Machine Learning System Design Interview #30 - The Transformation Debt Trap
Why treating GenAI pipelines like a BI dashboard quietly pollutes your training sets, and how to lock in immutable, model-ready artifacts before they ever hit your H100s.
You’re in a Senior ML Engineer interview at Meta. The interviewer sets a trap:
“We need to ingest petabytes of raw, unstructured data, text, images, and audio. for our new multimodal GenAI pipeline. Everyone loves the modern data stack, so should we use ELT to dump it all into the data lakehouse as fast as possible and transform it later?”
95% of candidates walk right into it.
Most candidates say: “Absolutely. ELT is the modern standard. Storage is cheap, so we should extract the raw data, load it immediately to avoid data loss, and use dbt or Spark to run transformations on the fly inside the warehouse. It gives us maximum flexibility for exploratory model training.”
They just failed.
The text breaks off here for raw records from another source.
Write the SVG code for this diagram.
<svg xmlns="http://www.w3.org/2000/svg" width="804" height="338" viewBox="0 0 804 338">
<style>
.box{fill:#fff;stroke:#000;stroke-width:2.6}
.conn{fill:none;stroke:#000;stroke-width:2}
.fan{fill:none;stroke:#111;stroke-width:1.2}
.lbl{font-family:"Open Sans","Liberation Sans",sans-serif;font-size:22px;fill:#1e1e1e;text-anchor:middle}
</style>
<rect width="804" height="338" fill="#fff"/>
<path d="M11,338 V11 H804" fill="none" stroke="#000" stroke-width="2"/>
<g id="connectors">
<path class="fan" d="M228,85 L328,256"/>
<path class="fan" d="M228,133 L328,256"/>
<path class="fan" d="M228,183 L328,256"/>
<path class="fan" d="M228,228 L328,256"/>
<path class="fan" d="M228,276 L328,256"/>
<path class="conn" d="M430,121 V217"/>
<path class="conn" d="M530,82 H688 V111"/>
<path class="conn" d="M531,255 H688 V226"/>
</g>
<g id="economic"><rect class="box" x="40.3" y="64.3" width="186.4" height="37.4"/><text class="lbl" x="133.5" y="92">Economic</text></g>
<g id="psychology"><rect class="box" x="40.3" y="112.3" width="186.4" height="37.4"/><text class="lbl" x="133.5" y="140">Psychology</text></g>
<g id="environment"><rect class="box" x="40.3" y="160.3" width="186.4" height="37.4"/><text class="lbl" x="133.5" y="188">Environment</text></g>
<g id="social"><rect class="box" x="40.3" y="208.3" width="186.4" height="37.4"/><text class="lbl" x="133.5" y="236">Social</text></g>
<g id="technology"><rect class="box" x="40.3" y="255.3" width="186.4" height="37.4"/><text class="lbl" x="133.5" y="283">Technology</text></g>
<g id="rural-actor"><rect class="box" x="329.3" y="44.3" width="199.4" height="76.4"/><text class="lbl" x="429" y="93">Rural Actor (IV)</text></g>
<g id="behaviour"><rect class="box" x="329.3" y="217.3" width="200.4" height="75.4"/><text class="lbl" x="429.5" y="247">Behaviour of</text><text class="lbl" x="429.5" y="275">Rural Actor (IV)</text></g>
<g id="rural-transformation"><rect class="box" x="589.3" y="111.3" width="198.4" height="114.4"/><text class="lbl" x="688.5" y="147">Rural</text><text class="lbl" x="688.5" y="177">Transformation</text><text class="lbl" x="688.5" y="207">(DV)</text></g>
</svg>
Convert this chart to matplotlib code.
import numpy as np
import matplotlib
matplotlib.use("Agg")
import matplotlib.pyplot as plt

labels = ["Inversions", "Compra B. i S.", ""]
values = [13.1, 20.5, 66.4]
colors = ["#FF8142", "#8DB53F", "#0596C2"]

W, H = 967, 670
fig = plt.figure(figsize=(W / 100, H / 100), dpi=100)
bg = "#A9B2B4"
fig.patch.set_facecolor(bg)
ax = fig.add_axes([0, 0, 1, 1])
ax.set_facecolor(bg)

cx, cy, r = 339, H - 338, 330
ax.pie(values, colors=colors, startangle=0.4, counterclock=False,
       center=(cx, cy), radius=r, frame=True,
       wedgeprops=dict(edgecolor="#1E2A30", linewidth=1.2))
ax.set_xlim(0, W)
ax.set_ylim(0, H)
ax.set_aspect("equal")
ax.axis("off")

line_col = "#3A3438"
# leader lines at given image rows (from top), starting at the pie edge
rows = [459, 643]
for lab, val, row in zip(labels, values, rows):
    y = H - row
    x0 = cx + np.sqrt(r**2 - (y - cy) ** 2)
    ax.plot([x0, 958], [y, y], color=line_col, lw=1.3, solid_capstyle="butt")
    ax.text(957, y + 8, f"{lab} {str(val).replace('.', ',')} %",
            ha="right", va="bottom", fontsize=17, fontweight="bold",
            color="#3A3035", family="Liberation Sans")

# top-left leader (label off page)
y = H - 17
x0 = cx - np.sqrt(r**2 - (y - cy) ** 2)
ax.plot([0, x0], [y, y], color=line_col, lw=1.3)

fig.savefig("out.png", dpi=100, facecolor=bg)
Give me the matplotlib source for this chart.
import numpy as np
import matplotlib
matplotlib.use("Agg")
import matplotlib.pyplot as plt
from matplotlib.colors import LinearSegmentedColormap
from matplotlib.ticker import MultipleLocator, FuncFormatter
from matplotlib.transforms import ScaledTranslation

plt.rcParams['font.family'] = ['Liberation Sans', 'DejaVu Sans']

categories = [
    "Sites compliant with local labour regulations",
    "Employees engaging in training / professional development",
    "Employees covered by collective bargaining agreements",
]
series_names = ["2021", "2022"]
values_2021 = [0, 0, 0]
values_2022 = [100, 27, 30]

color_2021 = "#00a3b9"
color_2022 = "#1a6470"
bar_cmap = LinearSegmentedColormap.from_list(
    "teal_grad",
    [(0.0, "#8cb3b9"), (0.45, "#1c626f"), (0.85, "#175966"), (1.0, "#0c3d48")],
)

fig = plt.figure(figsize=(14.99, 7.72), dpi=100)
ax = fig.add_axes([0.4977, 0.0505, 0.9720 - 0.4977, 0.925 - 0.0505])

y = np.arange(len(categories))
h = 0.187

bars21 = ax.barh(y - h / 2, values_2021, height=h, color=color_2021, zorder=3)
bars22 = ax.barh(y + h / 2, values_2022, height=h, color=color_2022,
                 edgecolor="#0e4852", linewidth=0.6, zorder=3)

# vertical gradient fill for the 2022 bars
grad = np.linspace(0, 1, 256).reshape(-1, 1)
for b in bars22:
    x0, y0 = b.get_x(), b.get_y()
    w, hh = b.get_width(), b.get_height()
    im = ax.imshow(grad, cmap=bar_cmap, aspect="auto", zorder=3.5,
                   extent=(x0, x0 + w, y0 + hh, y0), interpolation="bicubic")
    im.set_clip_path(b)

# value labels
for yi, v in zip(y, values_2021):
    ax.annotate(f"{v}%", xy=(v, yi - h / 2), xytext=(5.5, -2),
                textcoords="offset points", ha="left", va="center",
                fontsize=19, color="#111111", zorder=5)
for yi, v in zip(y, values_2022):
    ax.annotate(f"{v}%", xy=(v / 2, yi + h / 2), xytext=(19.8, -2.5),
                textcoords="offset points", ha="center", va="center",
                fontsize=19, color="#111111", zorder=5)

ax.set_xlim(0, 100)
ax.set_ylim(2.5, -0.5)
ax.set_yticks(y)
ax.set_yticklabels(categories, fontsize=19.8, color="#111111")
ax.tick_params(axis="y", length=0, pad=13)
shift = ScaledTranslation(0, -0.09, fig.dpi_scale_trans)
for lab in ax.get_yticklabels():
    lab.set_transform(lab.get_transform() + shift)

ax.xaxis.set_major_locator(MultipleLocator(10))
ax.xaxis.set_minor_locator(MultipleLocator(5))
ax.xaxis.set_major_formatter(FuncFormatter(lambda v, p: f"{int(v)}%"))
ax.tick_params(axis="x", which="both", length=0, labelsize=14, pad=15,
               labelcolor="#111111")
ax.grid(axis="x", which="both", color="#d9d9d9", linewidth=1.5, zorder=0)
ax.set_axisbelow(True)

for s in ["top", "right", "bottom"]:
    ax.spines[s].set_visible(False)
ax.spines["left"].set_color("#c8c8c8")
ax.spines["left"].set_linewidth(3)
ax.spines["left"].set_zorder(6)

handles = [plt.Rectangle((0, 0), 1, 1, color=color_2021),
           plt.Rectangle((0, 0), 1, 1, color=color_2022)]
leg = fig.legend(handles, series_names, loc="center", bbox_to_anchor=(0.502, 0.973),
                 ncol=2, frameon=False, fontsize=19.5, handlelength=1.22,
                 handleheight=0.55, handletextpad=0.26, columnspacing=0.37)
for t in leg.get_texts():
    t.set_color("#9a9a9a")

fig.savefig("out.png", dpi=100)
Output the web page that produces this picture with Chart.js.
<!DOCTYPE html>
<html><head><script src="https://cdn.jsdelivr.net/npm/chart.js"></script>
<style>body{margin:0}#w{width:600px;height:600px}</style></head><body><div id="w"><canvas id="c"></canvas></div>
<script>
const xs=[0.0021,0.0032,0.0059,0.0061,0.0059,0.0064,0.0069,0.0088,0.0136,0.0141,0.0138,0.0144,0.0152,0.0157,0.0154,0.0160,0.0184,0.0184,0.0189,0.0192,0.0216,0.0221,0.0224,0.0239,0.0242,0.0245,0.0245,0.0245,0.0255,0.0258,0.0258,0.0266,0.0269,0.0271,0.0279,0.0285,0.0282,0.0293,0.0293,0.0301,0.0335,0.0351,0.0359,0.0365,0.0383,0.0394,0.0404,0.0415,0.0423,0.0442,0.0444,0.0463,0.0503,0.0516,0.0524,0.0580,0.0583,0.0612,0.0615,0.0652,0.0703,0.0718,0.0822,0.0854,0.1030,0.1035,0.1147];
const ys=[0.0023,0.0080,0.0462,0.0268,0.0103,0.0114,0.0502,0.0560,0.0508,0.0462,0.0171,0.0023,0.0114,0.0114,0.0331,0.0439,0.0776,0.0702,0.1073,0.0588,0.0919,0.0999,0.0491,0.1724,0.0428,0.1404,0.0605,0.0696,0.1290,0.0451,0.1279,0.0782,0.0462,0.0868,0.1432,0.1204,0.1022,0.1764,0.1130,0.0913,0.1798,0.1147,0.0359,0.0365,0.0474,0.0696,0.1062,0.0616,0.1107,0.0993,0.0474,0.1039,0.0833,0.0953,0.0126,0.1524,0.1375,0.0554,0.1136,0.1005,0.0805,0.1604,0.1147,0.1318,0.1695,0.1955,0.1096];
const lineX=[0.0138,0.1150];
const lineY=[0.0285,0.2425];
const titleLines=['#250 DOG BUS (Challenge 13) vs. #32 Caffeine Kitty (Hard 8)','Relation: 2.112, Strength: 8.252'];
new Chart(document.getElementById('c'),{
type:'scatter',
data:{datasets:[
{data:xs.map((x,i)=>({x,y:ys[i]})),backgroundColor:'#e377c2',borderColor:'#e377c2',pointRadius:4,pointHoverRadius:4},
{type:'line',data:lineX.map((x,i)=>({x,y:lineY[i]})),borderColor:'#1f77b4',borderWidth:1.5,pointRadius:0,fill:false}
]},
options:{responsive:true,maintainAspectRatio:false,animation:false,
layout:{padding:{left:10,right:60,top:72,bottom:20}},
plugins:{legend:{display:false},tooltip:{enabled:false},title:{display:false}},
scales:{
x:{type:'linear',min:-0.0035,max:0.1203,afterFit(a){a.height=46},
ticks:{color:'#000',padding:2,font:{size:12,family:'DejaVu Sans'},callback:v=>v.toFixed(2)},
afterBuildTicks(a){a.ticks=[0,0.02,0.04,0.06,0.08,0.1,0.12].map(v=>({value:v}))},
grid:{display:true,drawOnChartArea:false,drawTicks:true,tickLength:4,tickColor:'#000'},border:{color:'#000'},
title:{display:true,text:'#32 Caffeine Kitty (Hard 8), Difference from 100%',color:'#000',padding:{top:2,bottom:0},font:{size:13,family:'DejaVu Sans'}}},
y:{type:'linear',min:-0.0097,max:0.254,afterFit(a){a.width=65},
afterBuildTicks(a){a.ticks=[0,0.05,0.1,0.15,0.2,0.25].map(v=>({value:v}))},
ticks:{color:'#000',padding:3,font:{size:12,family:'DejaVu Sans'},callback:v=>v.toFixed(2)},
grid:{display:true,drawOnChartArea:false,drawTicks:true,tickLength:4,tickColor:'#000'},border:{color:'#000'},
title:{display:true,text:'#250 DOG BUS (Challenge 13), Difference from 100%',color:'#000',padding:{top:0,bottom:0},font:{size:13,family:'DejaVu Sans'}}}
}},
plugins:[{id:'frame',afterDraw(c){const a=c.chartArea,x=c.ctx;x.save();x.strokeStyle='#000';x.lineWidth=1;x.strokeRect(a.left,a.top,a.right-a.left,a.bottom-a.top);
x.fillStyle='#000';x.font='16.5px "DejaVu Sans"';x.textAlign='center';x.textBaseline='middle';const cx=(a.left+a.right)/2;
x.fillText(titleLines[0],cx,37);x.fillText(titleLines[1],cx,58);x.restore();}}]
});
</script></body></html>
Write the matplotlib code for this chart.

That is a naive data-engineering patch, not an ML systems solution.
𝐓𝐡𝐞 𝐑𝐞𝐚𝐥𝐢𝐭𝐲:
For standard BI analytics, ELT is fine. But for enterprise GenAI workflows, ELT creates catastrophic “transformation debt.” When you dump unstructured raw data (like raw PDFs, heavily artifacted images, or unnormalized audio) into a lakehouse and defer the transformation, your ML pipelines are forced to re-compute complex, non-deterministic transformations dynamically on read.
This destroys model feature reproducibility. If your transformation logic shifts slightly over time, or if downstream consumers use slightly different text chunking or BPE tokenization logic before hitting the H100s for training, you have silently polluted your dataset.
Furthermore, dynamically transforming petabytes of unstructured data on the fly wastes massive amounts of compute. You are burning through expensive GPU VRAM and CPU cycles doing heavy preprocessing at training time instead of actually calculating gradients.
𝐓𝐡𝐞 𝐒𝐨𝐥𝐮𝐭𝐢𝐨𝐧: At scale, ML engineering teams are shifting back to strict ETL pipelines to guarantee dataset immutability and save compute economics.